A slightly different account of Ibn al-Athir claimed that, Khusrau Malik after surrendering Lahore was allowed to live in Peace "(amãn)" for two months before Ghiyath al-Din Muhammad through an envoy asked for his presence in his court. While, Khusrau Malik was reluctant to leave as the populace of Lahore advised him against it, nonetheless, fearing a possible Ghurid invasion, he along with his son went to the court of Ghiyath al-Din. However, they were never brought to Ghiyath al-Din but rather imprisoned in a fortress.

==Aftermath==
Khusrau Malik and his sons spent several years in confinement before being executed in 1192 or thereabouts. According to the Tabaqat-i-Nasiri "No member from the house of Ghazni was allowed to survive". Thus, the Ghaznavid dynasty got eradicated, ending their preceding rule of two centuries and the long-standing rivalry with the Ghurids.

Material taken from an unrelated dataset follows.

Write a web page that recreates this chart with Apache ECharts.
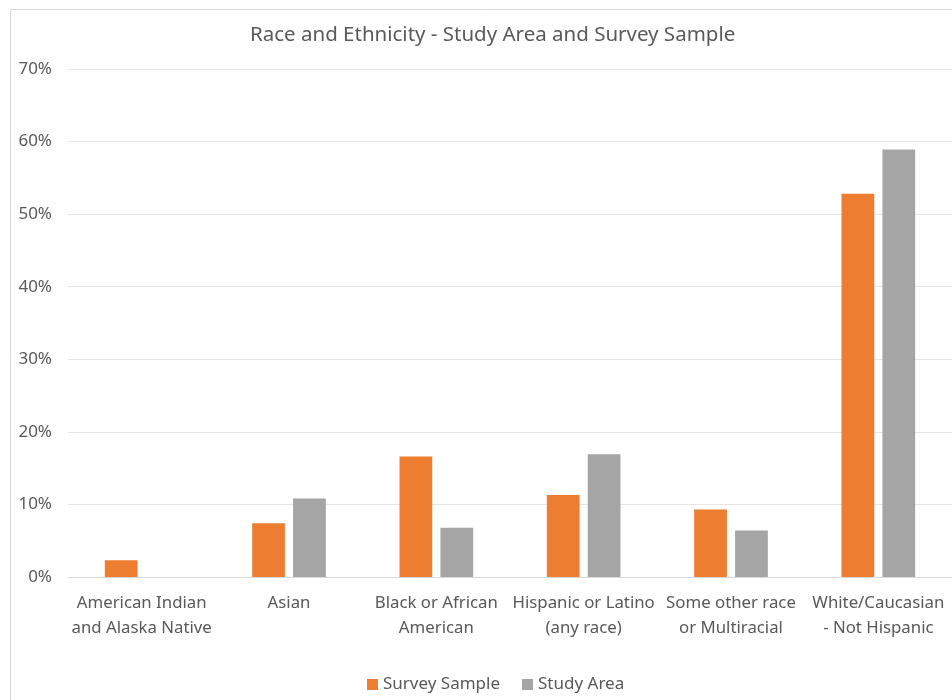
<!DOCTYPE html>
<html>
<head>
<meta charset="utf-8">
<script src="https://cdn.jsdelivr.net/npm/echarts@6/dist/echarts.min.js"></script>
<style>html,body{margin:0;padding:0;background:#fff;}#c{width:952px;height:700px;}</style>
</head>
<body>
<div id="c"></div>
<script>
const categories = [
  "American Indian\nand Alaska Native",
  "Asian",
  "Black or African\nAmerican",
  "Hispanic or Latino\n(any race)",
  "Some other race\nor Multiracial",
  "White/Caucasian\n- Not Hispanic"
];
const surveySample = [2.3, 7.4, 16.6, 11.3, 9.3, 52.8];
const studyArea = [0, 10.8, 6.8, 16.9, 6.4, 58.9];
const seriesNames = ["Survey Sample", "Study Area"];
const titleText = "Race and Ethnicity - Study Area and Survey Sample";

const font = "'Noto Sans', sans-serif";
const chart = echarts.init(document.getElementById('c'), null, {renderer: 'canvas'});
chart.setOption({
  animation: false,
  backgroundColor: '#fff',
  graphic: [{
    type: 'rect', left: 8, top: 7,
    shape: {width: 1000, height: 760},
    style: {fill: 'none', stroke: '#d9d9d9', lineWidth: 1}
  }],
  title: {
    text: titleText, left: 245, top: 20,
    textStyle: {fontFamily: font, fontSize: 20.5, fontWeight: 'normal', color: '#595959'}
  },
  legend: {
    data: seriesNames, top: 671, left: 362,
    itemWidth: 11, itemHeight: 11, itemGap: 22, icon: 'rect',
    textStyle: {fontFamily: font, fontSize: 17, color: '#595959'}
  },
  grid: {left: 68, right: 0, top: 69, bottom: 123, containLabel: false},
  xAxis: {
    type: 'category', data: categories,
    axisLine: {lineStyle: {color: '#d9d9d9'}},
    axisTick: {show: false},
    axisLabel: {fontFamily: font, fontSize: 16.8, color: '#595959', interval: 0, margin: 14, lineHeight: 25}
  },
  yAxis: {
    type: 'value', min: 0, max: 70, interval: 10,
    axisLine: {show: false}, axisTick: {show: false},
    splitLine: {lineStyle: {color: '#e6e6e6'}},
    axisLabel: {fontFamily: font, fontSize: 17, color: '#595959', formatter: '{value}%', margin: 16}
  },
  series: [
    {name: seriesNames[0], type: 'bar', data: surveySample, itemStyle: {color: '#ed7d31'}, barGap: '25%', barCategoryGap: '50%'},
    {name: seriesNames[1], type: 'bar', data: studyArea, itemStyle: {color: '#a5a5a5'}}
  ]
});
</script>
</body>
</html>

After the fall of the Ghaznavids, Muhammad now held his sway over most of the Indus and Punjab plains by 1190. Muhammad with the possession of Punjab, made another inroad into North India but was defeated by a Rajput Confederacy led by Prithviraj Chauhan in the First Battle of Tarain, although he defeated them a year later in the Second Battle of Tarain and subsequently executed Prithviraj. Muhammad and his slaves by turn of the century overran most of the Gangetic Plain and later expanded the Ghurid empire up to Bengal.